## TASK
Retype the data that follows line by line, exactly, and leave its pictures out.

## STORED DATA
===

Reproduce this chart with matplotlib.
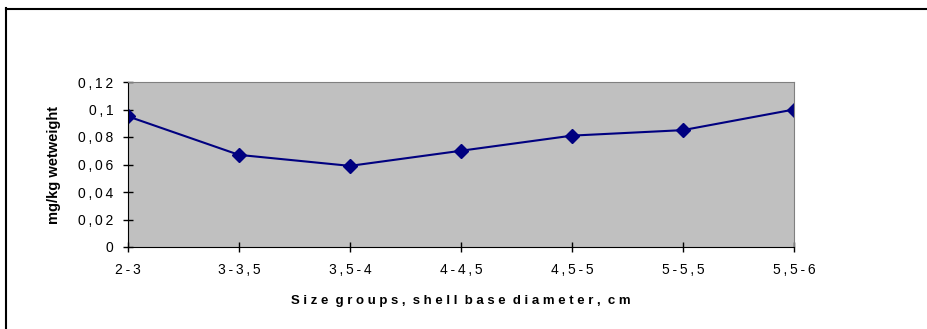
import matplotlib
matplotlib.use('Agg')
import matplotlib.pyplot as plt
from matplotlib.lines import Line2D

# data
groups = ['2-3', '3-3,5', '3,5-4', '4-4,5', '4,5-5', '5-5,5', '5,5-6']
values = [0.095, 0.067, 0.059, 0.070, 0.081, 0.085, 0.100]
yticks = [0, 0.02, 0.04, 0.06, 0.08, 0.1, 0.12]
ylabels = ['0', '0,02', '0,04', '0,06', '0,08', '0,1', '0,12']


def spaced(s):
    # excel-like letter spacing
    return '\u2009'.join(s)


W, H = 928, 329
fig = plt.figure(figsize=(W / 100, H / 100), dpi=100)
plt.rcParams['font.family'] = ['Liberation Sans', 'DejaVu Sans']

# outer frame (only left and top visible)
fig.add_artist(Line2D([6.5 / W, 6.5 / W], [0, 1 - 8 / H], color='black', lw=1.5))
fig.add_artist(Line2D([6.5 / W, 1], [1 - 8.5 / H, 1 - 8.5 / H], color='black', lw=1.5))

ax = fig.add_axes([128 / W, 1 - 247 / H, (794 - 128) / W, (247 - 82) / H])
ax.set_facecolor('#c0c0c0')
x = list(range(len(groups)))
ax.plot(x, values, color='#000080', lw=1.5, marker='D', markersize=7)

ax.set_xlim(0, len(groups) - 1)
ax.set_ylim(0, 0.12)
ax.set_xticks(x)
ax.set_xticklabels([spaced(g) for g in groups], fontsize=10)
ax.set_yticks(yticks)
ax.set_yticklabels([spaced(l) for l in ylabels], fontsize=10)
ax.tick_params(direction='inout', length=7, width=1)
ax.tick_params(axis='x', pad=8)
ax.tick_params(axis='y', pad=7)

for side in ['top', 'right']:
    ax.spines[side].set_color('#808080')
for side in ['left', 'bottom']:
    ax.spines[side].set_color('black')

ax.set_xlabel('S i z e  g r o u p s ,  s h e l l  b a s e  d i a m e t e r ,  c m',
              fontsize=9.5, fontweight='bold', labelpad=13)
ax.set_ylabel('mg/kg wetweight', fontsize=10.5, fontweight='bold', labelpad=12)

fig.savefig('out.png', dpi=100)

===

## EXPECTED ANSWER
Reproduce this chart with matplotlib.
import matplotlib
matplotlib.use('Agg')
import matplotlib.pyplot as plt
from matplotlib.lines import Line2D

# data
groups = ['2-3', '3-3,5', '3,5-4', '4-4,5', '4,5-5', '5-5,5', '5,5-6']
values = [0.095, 0.067, 0.059, 0.070, 0.081, 0.085, 0.100]
yticks = [0, 0.02, 0.04, 0.06, 0.08, 0.1, 0.12]
ylabels = ['0', '0,02', '0,04', '0,06', '0,08', '0,1', '0,12']


def spaced(s):
    # excel-like letter spacing
    return '\u2009'.join(s)


W, H = 928, 329
fig = plt.figure(figsize=(W / 100, H / 100), dpi=100)
plt.rcParams['font.family'] = ['Liberation Sans', 'DejaVu Sans']

# outer frame (only left and top visible)
fig.add_artist(Line2D([6.5 / W, 6.5 / W], [0, 1 - 8 / H], color='black', lw=1.5))
fig.add_artist(Line2D([6.5 / W, 1], [1 - 8.5 / H, 1 - 8.5 / H], color='black', lw=1.5))

ax = fig.add_axes([128 / W, 1 - 247 / H, (794 - 128) / W, (247 - 82) / H])
ax.set_facecolor('#c0c0c0')
x = list(range(len(groups)))
ax.plot(x, values, color='#000080', lw=1.5, marker='D', markersize=7)

ax.set_xlim(0, len(groups) - 1)
ax.set_ylim(0, 0.12)
ax.set_xticks(x)
ax.set_xticklabels([spaced(g) for g in groups], fontsize=10)
ax.set_yticks(yticks)
ax.set_yticklabels([spaced(l) for l in ylabels], fontsize=10)
ax.tick_params(direction='inout', length=7, width=1)
ax.tick_params(axis='x', pad=8)
ax.tick_params(axis='y', pad=7)

for side in ['top', 'right']:
    ax.spines[side].set_color('#808080')
for side in ['left', 'bottom']:
    ax.spines[side].set_color('black')

ax.set_xlabel('S i z e  g r o u p s ,  s h e l l  b a s e  d i a m e t e r ,  c m',
              fontsize=9.5, fontweight='bold', labelpad=13)
ax.set_ylabel('mg/kg wetweight', fontsize=10.5, fontweight='bold', labelpad=12)

fig.savefig('out.png', dpi=100)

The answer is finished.